The lyrics are all about masking and the pain caused by buildup of mistreatment by the world, but the sound, in my experience, is pure neurodivergent representation. 

Happy: The Hungarian choir sample is such a unique texture. How did you discover it, and why did you manipulate it the way you did?

210mgs: Fuck it just sounds sick. In a really hectic way. The whole song is so synthetic and electronic, the vocals are pretty heavily processed then there’s this splash of raw sound. I did mess with the sample quite a bit.

The original sounds very different to what you hear in the song, but I just love the way it lends itself to the frantic feel of the whole thing.
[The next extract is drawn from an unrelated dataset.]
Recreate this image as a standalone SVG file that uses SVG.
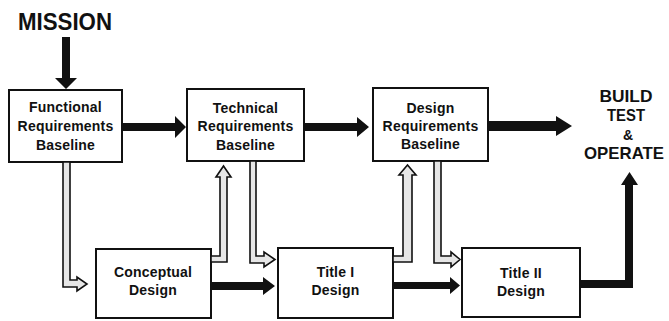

Happy: Now that “Feel Real” is out, what’s next for 210mgs? Any upcoming projects or themes you’re excited to explore?

210mgs: Big yes. I have so many songs ready to release and I love them all. Feel real and a bunch of other unreleased songs are part of a big batch where I feel like I’ve finally found my sound.

Of course it will change and grow as I do, but I love what I’ve made in the last year. I’m so excited to release all of it. 

Happy: Last question, what makes you happy?

210mgs: Good friends and manic skill progression. I’m a bit crippled by my extroversion. I can be by myself, it’s not a mental health issue, I just find it so incredibly boring. Life is so much more colourful when I can experience it with others, drink in their reactions and bounce off them.

I also find it impossible to do very much at all when I’m by myself. Other people give me so much motivation and energy. I’ve learnt to stop shaming myself and harness it instead. Sometimes I’ll ask a friend over so I can do my washing.

I’ll sit them on the couch and put a show on for them and I’ll potter around and get some things done. It works every time.